Please learn from my mistakes
PROBLEM: I’ve already spent over a hundred hours training TensorFlow models to recognize a Pixel. That’s what the default model is trained on that is shipped with the FTC SDK (when you use any of the standard sample TensorFlow programs, the default model is loaded). I gave a pretty thorough writeup here: TensorFlow for CENTERSTAGE with my findings. Because of the properties/geometries of the Pixel, I found out that I could not train TensorFlow to recognize the object from specific angles. Please read that document incredibly thoroughly.
PROBLEM: When you have very very large images, like the 4K video that you provided, you run the risk of blowing the GPU memory used to train a model. As discussed in the documentation, training on ftc-ml uses 32 images in a training step - that means 32 images have to be loaded into the GPU memory at once to be trained. Each 4K image is about 8MB, so 32 images is around 256MB, which happens to be the exact storage capacity of the GPUs that we’re currently using. However, more than just images are stored for a training run, so you exceed the memory capacity of the GPU and the training fails because the training system under the hood runs out of memory. Unfortunately we cannot programmatically detect this and throw an appropriate error, I had to run the Administrative_Test model that you saw and look at the Google Cloud Project log files to determine what was happening.

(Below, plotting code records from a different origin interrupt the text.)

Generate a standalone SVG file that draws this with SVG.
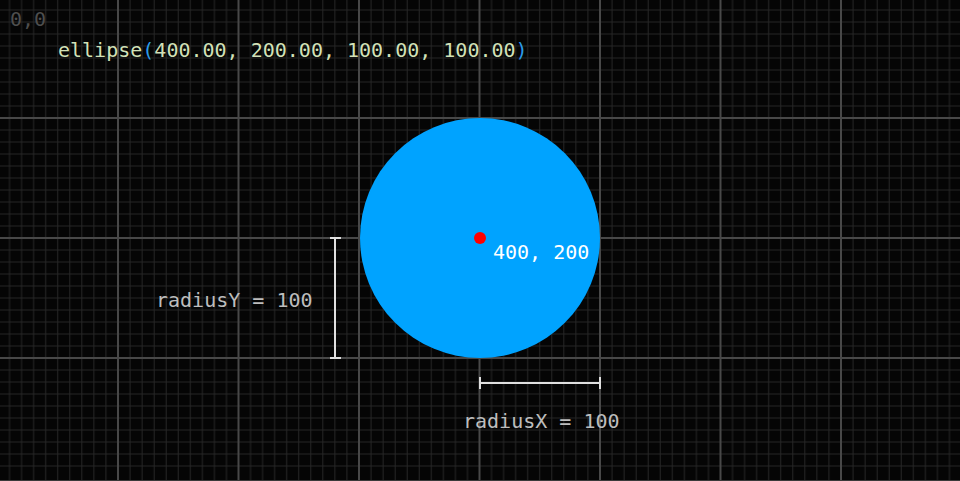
<svg xmlns="http://www.w3.org/2000/svg" width="960" height="481" viewBox="0 0 960 481">
<style>
.mono{font-family:"DejaVu Sans Mono","Liberation Mono",monospace;font-size:20px}
.minor{stroke:#262626;stroke-width:1}
.major{stroke:#484848;stroke-width:2;fill:none}
.dim{stroke:#e0e0e0;stroke-width:2;fill:none}
</style>
<defs>
<pattern id="grid" patternUnits="userSpaceOnUse" x="-2.5" y="-2" width="120.5" height="120">
<path class="minor" d="M12.05 0V120M24.1 0V120M36.15 0V120M48.2 0V120M60.25 0V120M72.3 0V120M84.35 0V120M96.4 0V120M108.45 0V120M0 12H120.5M0 24H120.5M0 36H120.5M0 48H120.5M0 60H120.5M0 72H120.5M0 84H120.5M0 96H120.5M0 108H120.5"/>
</pattern>
</defs>
<rect width="960" height="481" fill="#050505"/>
<rect width="960" height="481" fill="url(#grid)"/>
<path class="major" d="M118 0V481M238.5 0V481M359 0V481M479.5 0V481M600 0V481M720.5 0V481M841 0V481M0 118H960M0 238H960M0 358H960"/>
<line x1="0" y1="480.5" x2="960" y2="480.5" stroke="#3a3a3a" stroke-width="1"/>
<text class="mono" x="10" y="26" fill="#4e4e4e">0,0</text>
<text class="mono" x="58" y="57" fill="#d2e1b8">ellipse<tspan fill="#2b9bea">(</tspan>400.00, 200.00, 100.00, 100.00<tspan fill="#2b9bea">)</tspan></text>
<g id="ellipse">
<circle cx="480" cy="238" r="120" fill="#00a3ff"/>
<circle cx="480" cy="238" r="6" fill="#ff0000"/>
<text class="mono" x="493" y="259" fill="#ffffff">400, 200</text>
</g>
<g id="connectors">
<path class="dim" d="M335 238V358M330 238H341M330 358H341"/>
<path class="dim" d="M480 383H600M480 377V389M600 377V389"/>
</g>
<text class="mono" x="156" y="307" fill="#bdbdbd">radiusY = 100</text>
<text class="mono" x="463" y="428" fill="#bdbdbd">radiusX = 100</text>
</svg>
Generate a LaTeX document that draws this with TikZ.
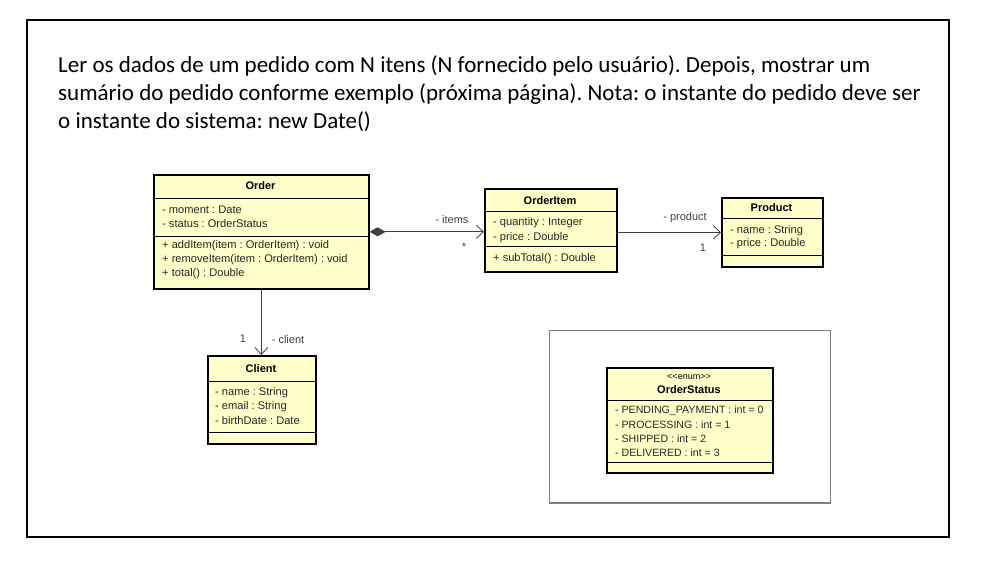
\documentclass[tikz,border=0pt]{standalone}
\usepackage{fontspec}
\setmainfont{Carlito}
\newfontfamily\umlfont{Liberation Sans}
\usepackage{xcolor}
\usetikzlibrary{arrows.meta,calc,positioning}
\definecolor{umlyellow}{RGB}{255,255,202}
\definecolor{framegray}{RGB}{128,128,128}
\frenchspacing

\tikzset{
  classbox/.style={draw=black,line width=1.6pt,fill=umlyellow,anchor=north west,inner sep=0pt},
  sepline/.style={line width=0.7pt},
  classname/.style={font=\umlfont\bfseries\fontsize{11}{13}\selectfont,inner sep=0pt},
  stereo/.style={font=\umlfont\fontsize{9}{11}\selectfont,inner sep=0pt},
  member/.style={font=\umlfont\fontsize{11.1}{13}\selectfont,anchor=west,inner sep=0pt,text=black!85},
  enummember/.style={member,font=\umlfont\fontsize{10.6}{13}\selectfont},
  rolelabel/.style={font=\umlfont\fontsize{11}{13}\selectfont,inner sep=0pt,text=black!75},
  assoc/.style={line width=0.8pt,draw=black!75},
  introtext/.style={font=\fontsize{23}{28}\selectfont,anchor=base west,inner sep=0pt},
}

\begin{document}
\begin{tikzpicture}[x=1pt,y=-1pt,>={Straight Barb[length=7pt,width=13pt]}]
\useasboundingbox (0,0) rectangle (981,576);
% outer frame and statement
\draw[line width=2pt] (27,20) rectangle (949,537);
\node[introtext] (line1) at (58,72) {Ler os dados de um pedido com N itens (N fornecido pelo usuário). Depois, mostrar um};
\node[introtext] (line2) at (58,100) {sumário do pedido conforme exemplo (próxima página). Nota: o instante do pedido deve ser};
\node[introtext] (line3) at (58,128) {o instante do sistema: new Date()};

% Order
\node[classbox,minimum width=215pt,minimum height=114pt] (order) at (153,174) {};
\draw[sepline] (153,198) -- (368,198);
\draw[sepline] (153,236) -- (368,236);
\node[classname] (ordername) at (260.5,186) {Order};
\node[member] (ordermoment) at (162,210) {- moment : Date};
\node[member] (orderstatus) at (162,224) {- status : OrderStatus};
\node[member] (orderadd) at (162,246) {+ addItem(item : OrderItem) : void};
\node[member] (orderremove) at (162,260) {+ removeItem(item : OrderItem) : void};
\node[member] (ordertotal) at (162,274) {+ total() : Double};

% OrderItem
\node[classbox,minimum width=132pt,minimum height=83pt] (orderitem) at (484,188) {};
\draw[sepline] (484,211) -- (616,211);
\draw[sepline] (484,246) -- (616,246);
\node[classname] (orderitemname) at (550,201) {OrderItem};
\node[member] (itemquantity) at (493,223) {- quantity : Integer};
\node[member] (itemprice) at (493,238) {- price : Double};
\node[member] (itemsubtotal) at (493,259) {+ subTotal() : Double};

% Product
\node[classbox,minimum width=101pt,minimum height=69pt] (product) at (721,197) {};
\draw[sepline] (721,218) -- (822,218);
\draw[sepline] (721,255) -- (822,255);
\node[classname] (productname) at (771.5,208) {Product};
\node[member] (productname2) at (730,231) {- name : String};
\node[member] (productprice) at (730,244) {- price : Double};

% Client
\node[classbox,minimum width=108pt,minimum height=88pt] (client) at (207,355) {};
\draw[sepline] (207,381) -- (315,381);
\draw[sepline] (207,432) -- (315,432);
\node[classname] (clientname) at (261,369) {Client};
\node[member] (clientname2) at (215,393) {- name : String};
\node[member] (clientemail) at (215,407) {- email : String};
\node[member] (clientbirth) at (215,421) {- birthDate : Date};

% enum panel
\draw[framegray,line width=0.8pt] (549,330) rectangle (830,503);
\draw[framegray,line width=2pt] (549,503) -- (830,503);
\node[classbox,minimum width=166pt,minimum height=105pt] (orderstatus) at (606,367) {};
\draw[sepline] (606,400) -- (772,400);
\draw[sepline] (606,462) -- (772,462);
\node[stereo] (enumtag) at (689,377) {<<enum>>};
\node[classname] (orderstatusname) at (689,390) {OrderStatus};
\node[enummember] (pending) at (615,411) {- PENDING\_PAYMENT : int = 0};
\node[enummember] (processing) at (615,425) {- PROCESSING : int = 1};
\node[enummember] (shipped) at (615,439) {- SHIPPED : int = 2};
\node[enummember] (delivered) at (615,453) {- DELIVERED : int = 3};

% associations
\draw[assoc,{Diamond[length=16pt,width=9pt]}->] (order.east) -- (order.east -| orderitem.west);
\node[rolelabel] (itemsrole) at (452,220) {- items};
\node[rolelabel] (itemsmult) at (464,247) {*};
\draw[assoc,->] (product.west -| orderitem.east) -- (product.west);
\node[rolelabel] (productrole) at (685,218) {- product};
\node[rolelabel] (productmult) at (703,248) {1};
\draw[assoc,->] (order.south) -- (order.south |- client.north);
\node[rolelabel] (clientmult) at (243,339) {1};
\node[rolelabel] (clientrole) at (288,340) {- client};
\end{tikzpicture}
\end{document}
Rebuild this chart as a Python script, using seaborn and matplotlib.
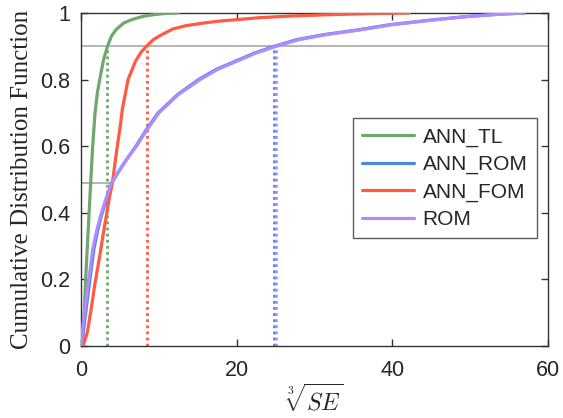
import numpy as np
import pandas as pd
import matplotlib
matplotlib.use("Agg")
import matplotlib.pyplot as plt
import seaborn as sns

# ---- data ----
series_names = ["ANN_TL", "ANN_ROM", "ANN_FOM", "ROM"]

tl_x = [0.15, 0.4, 0.68, 0.95, 1.24, 1.5, 1.8, 2.1, 2.4, 2.9, 3.4, 3.9, 4.5, 5.5, 6.5, 8.0, 9.0, 10.5, 12.5]
tl_y = [0.0, 0.10, 0.24, 0.36, 0.49, 0.60, 0.70, 0.76, 0.80, 0.86, 0.90, 0.93, 0.95, 0.97, 0.98, 0.99, 0.994, 0.998, 1.0]

fom_x = [0.26, 0.8, 1.3, 1.76, 2.4, 3.04, 3.25, 3.6, 4.03, 4.6, 5.1, 5.3, 6.04, 7.0, 7.7, 8.4, 9.3, 10.3, 11.8, 13.5, 15.5, 17.5, 19.5, 23.0, 26.9, 32.0, 37.0, 42.2]
fom_y = [0.0, 0.04, 0.11, 0.183, 0.27, 0.363, 0.39, 0.44, 0.49, 0.59, 0.67, 0.71, 0.80, 0.855, 0.882, 0.90, 0.92, 0.934, 0.952, 0.962, 0.969, 0.975, 0.979, 0.986, 0.991, 0.995, 0.998, 1.0]

rom_x = [0.0, 0.26, 0.9, 1.5, 2.0, 2.5, 3.1, 3.9, 5.0, 6.0, 7.1, 8.5, 10.0, 12.5, 15.3, 17.5, 20.0, 22.5, 25.1, 28.0, 31.5, 35.8, 40.0, 45.3, 50.0, 53.5, 56.6]
rom_y = [0.0, 0.063, 0.183, 0.29, 0.345, 0.39, 0.435, 0.49, 0.53, 0.565, 0.60, 0.65, 0.70, 0.755, 0.80, 0.83, 0.855, 0.88, 0.90, 0.92, 0.935, 0.949, 0.965, 0.979, 0.99, 0.996, 1.0]

annrom_x = [0.05, 0.4, 1.05, 1.65, 2.12, 2.6, 3.2, 3.95, 5.0, 6.0, 7.05, 8.4, 9.9, 12.4, 15.1, 17.3, 19.8, 22.3, 24.85, 27.7, 31.2, 35.5, 39.7, 45.0, 49.8, 53.5, 57.0]
annrom_y = [0.0, 0.063, 0.183, 0.29, 0.345, 0.39, 0.435, 0.49, 0.53, 0.565, 0.60, 0.65, 0.70, 0.755, 0.80, 0.83, 0.855, 0.88, 0.90, 0.92, 0.935, 0.949, 0.965, 0.979, 0.99, 0.996, 1.0]

q90 = {"ANN_TL": 3.4, "ANN_ROM": 24.85, "ANN_FOM": 8.5, "ROM": 25.1}
cross_x = 3.9
cross_y = 0.49

colors = {"ANN_TL": "#6FA86A", "ANN_ROM": "#4E86E0", "ANN_FOM": "#FF5A42", "ROM": "#AE8CFF"}

# ---- build table ----
frames = []
for name, xs, ys in [("ANN_TL", tl_x, tl_y), ("ANN_ROM", annrom_x, annrom_y),
                     ("ANN_FOM", fom_x, fom_y), ("ROM", rom_x, rom_y)]:
    frames.append(pd.DataFrame({"x": xs, "y": ys, "series": name}))
df = pd.concat(frames, ignore_index=True)

sns.set_theme(style="ticks")
plt.rcParams["font.family"] = ["Liberation Sans", "DejaVu Sans"]
plt.rcParams["mathtext.fontset"] = "cm"

fig = plt.figure(figsize=(5.63, 4.18), dpi=100)
ax = fig.add_axes([0.1439, 0.1722, 0.9734 - 0.1439, 0.9689 - 0.1722])

# reference lines
ax.axhline(0.9, color="#A8A8A8", lw=1.2, zorder=1)
ax.plot([0, cross_x], [cross_y, cross_y], color="#A8A8A8", lw=1.2, zorder=1)

sns.lineplot(data=df, x="x", y="y", hue="series", hue_order=series_names,
             palette=colors, sort=False, estimator=None, units="series",
             lw=2.3, ax=ax, legend=False, zorder=3)

for name in series_names:
    ax.plot([q90[name], q90[name]], [0, 0.9], color=colors[name], lw=2.0,
            linestyle=(0, (1, 1.2)), zorder=2)

ax.set_xlim(0, 60)
ax.set_ylim(0, 1)
ax.set_xticks([0, 20, 40, 60])
ax.set_yticks([0, 0.2, 0.4, 0.6, 0.8, 1])
ax.set_yticklabels(["0", "0.2", "0.4", "0.6", "0.8", "1"])
ax.tick_params(direction="in", length=5, width=1, labelsize=15.5, top=True, right=True, color="#333333")
ax.tick_params(axis="x", pad=10)
ax.tick_params(axis="y", pad=8)
for s in ax.spines.values():
    s.set_color("#333333")
    s.set_linewidth(1.0)

ax.set_xlabel(r"$\sqrt[3]{SE}$", fontsize=17)
ax.xaxis.set_label_coords(0.5, -0.112)
ax.set_ylabel("Cumulative Distribution Function", fontsize=18, family=["Liberation Serif", "DejaVu Serif"])
ax.yaxis.set_label_coords(-0.103, 0.5)

handles = [plt.Line2D([], [], color=colors[n], lw=2.3) for n in series_names]
leg = ax.legend(handles, series_names, loc="upper left", bbox_to_anchor=(0.582, 0.685),
                borderaxespad=0, fontsize=15, frameon=True, fancybox=False, edgecolor="#333333",
                handlelength=2.5, handletextpad=0.4, labelspacing=0.4, borderpad=0.45)
leg.get_frame().set_linewidth(1.0)

fig.savefig("out.png", dpi=100)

SOLUTION: Use a smaller resolution.
I hope this information helps you in your next attempt at training a model.
Thank you ddiaz.
We’ll upload a video with a lower resolution. Our object orientation may not be practical on the field, but we just wanted to test how the tool worked to have the model ready as fast as possible when we make our team prop and decided to test it with a pixel. We’ll also try to only keep the good frames.
Also, how is it that the high resolution images use that much GPU memory if they are resized before training the model?
The scaling happens during the training process. When we build a machine learning dataset and prepare the training to use a pre-built model (like the 320x320 standard model size), none of the component systems knows (or cares) exactly what sizes the two datasets are. We also don’t know the exact process that the images are downscaled, that’s included in the “black magic” once we hand off your images to the Google Machine Learning APIs that eventually spit back out the model. All we’re told is that the input images are processed to match the resolution of the model during training.